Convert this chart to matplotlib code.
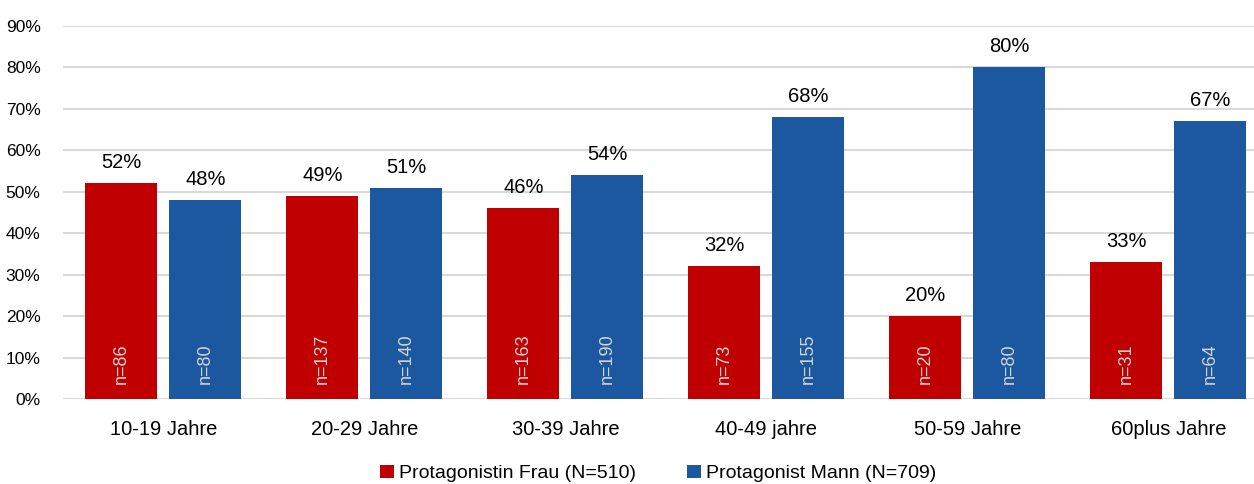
import matplotlib
matplotlib.use("Agg")
import matplotlib.pyplot as plt
import numpy as np
from matplotlib.ticker import PercentFormatter

categories = ["10-19 Jahre", "20-29 Jahre", "30-39 Jahre", "40-49 jahre", "50-59 Jahre", "60plus Jahre"]
frau = [0.52, 0.49, 0.46, 0.32, 0.20, 0.33]
mann = [0.48, 0.51, 0.54, 0.68, 0.80, 0.67]
n_frau = [86, 137, 163, 73, 20, 31]
n_mann = [80, 140, 190, 155, 80, 64]
label_frau = "Protagonistin Frau (N=510)"
label_mann = "Protagonist Mann (N=709)"

red = "#C00000"
blue = "#1C58A0"
plt.rcParams["font.family"] = ["Liberation Sans", "DejaVu Sans"]

fig = plt.figure(figsize=(12.54, 4.84), dpi=100)
ax = fig.add_axes([0.0501, 0.1756, 0.9617, 0.7707])

x = np.arange(len(categories))
w = 0.358
off = 0.209
b1 = ax.bar(x - off, frau, w, color=red, label=label_frau, zorder=3)
b2 = ax.bar(x + off, mann, w, color=blue, label=label_mann, zorder=3)

for bars, vals, ns in ((b1, frau, n_frau), (b2, mann, n_mann)):
    for b, v, n in zip(bars, vals, ns):
        cx = b.get_x() + b.get_width() / 2
        ax.annotate(f"{round(v * 100)}%", (cx, v), xytext=(0, 8), textcoords="offset points",
                    ha="center", va="bottom", fontsize=14.5, color="#000000")
        ax.annotate(f"n={n}", (cx, 0), xytext=(0, 11), textcoords="offset points",
                    ha="center", va="bottom", rotation=90, fontsize=13, color="#D4D4D4")

ax.set_xlim(-0.5, len(categories) - 0.5)
ax.set_ylim(0, 0.9)
ax.set_yticks(np.arange(0, 0.91, 0.1))
ax.yaxis.set_major_formatter(PercentFormatter(1.0, decimals=0))
ax.set_xticks(x)
ax.set_xticklabels(categories)
ax.tick_params(axis="both", length=0)
ax.tick_params(axis="y", labelsize=12.5, pad=16)
ax.tick_params(axis="x", labelsize=14.5, pad=15)
ax.grid(axis="y", color="#D9D9D9", linewidth=1.5, zorder=0)
for s in ax.spines.values():
    s.set_visible(False)

fig.legend(handles=[b1, b2], loc="center", bbox_to_anchor=(0.525, 0.022), ncol=2, frameon=False,
           fontsize=14, handlelength=0.7, handleheight=0.7, handletextpad=0.3, columnspacing=2.6)

fig.savefig("out.png", dpi=100)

_____

### Task brief
Retype each line of the listing above word for word. Exclude the pictures.

### Solved exercise
Convert this chart to matplotlib code.
import matplotlib
matplotlib.use("Agg")
import matplotlib.pyplot as plt
import numpy as np
from matplotlib.ticker import PercentFormatter

categories = ["10-19 Jahre", "20-29 Jahre", "30-39 Jahre", "40-49 jahre", "50-59 Jahre", "60plus Jahre"]
frau = [0.52, 0.49, 0.46, 0.32, 0.20, 0.33]
mann = [0.48, 0.51, 0.54, 0.68, 0.80, 0.67]
n_frau = [86, 137, 163, 73, 20, 31]
n_mann = [80, 140, 190, 155, 80, 64]
label_frau = "Protagonistin Frau (N=510)"
label_mann = "Protagonist Mann (N=709)"

red = "#C00000"
blue = "#1C58A0"
plt.rcParams["font.family"] = ["Liberation Sans", "DejaVu Sans"]

fig = plt.figure(figsize=(12.54, 4.84), dpi=100)
ax = fig.add_axes([0.0501, 0.1756, 0.9617, 0.7707])

x = np.arange(len(categories))
w = 0.358
off = 0.209
b1 = ax.bar(x - off, frau, w, color=red, label=label_frau, zorder=3)
b2 = ax.bar(x + off, mann, w, color=blue, label=label_mann, zorder=3)

for bars, vals, ns in ((b1, frau, n_frau), (b2, mann, n_mann)):
    for b, v, n in zip(bars, vals, ns):
        cx = b.get_x() + b.get_width() / 2
        ax.annotate(f"{round(v * 100)}%", (cx, v), xytext=(0, 8), textcoords="offset points",
                    ha="center", va="bottom", fontsize=14.5, color="#000000")
        ax.annotate(f"n={n}", (cx, 0), xytext=(0, 11), textcoords="offset points",
                    ha="center", va="bottom", rotation=90, fontsize=13, color="#D4D4D4")

ax.set_xlim(-0.5, len(categories) - 0.5)
ax.set_ylim(0, 0.9)
ax.set_yticks(np.arange(0, 0.91, 0.1))
ax.yaxis.set_major_formatter(PercentFormatter(1.0, decimals=0))
ax.set_xticks(x)
ax.set_xticklabels(categories)
ax.tick_params(axis="both", length=0)
ax.tick_params(axis="y", labelsize=12.5, pad=16)
ax.tick_params(axis="x", labelsize=14.5, pad=15)
ax.grid(axis="y", color="#D9D9D9", linewidth=1.5, zorder=0)
for s in ax.spines.values():
    s.set_visible(False)

fig.legend(handles=[b1, b2], loc="center", bbox_to_anchor=(0.525, 0.022), ncol=2, frameon=False,
           fontsize=14, handlelength=0.7, handleheight=0.7, handletextpad=0.3, columnspacing=2.6)

fig.savefig("out.png", dpi=100)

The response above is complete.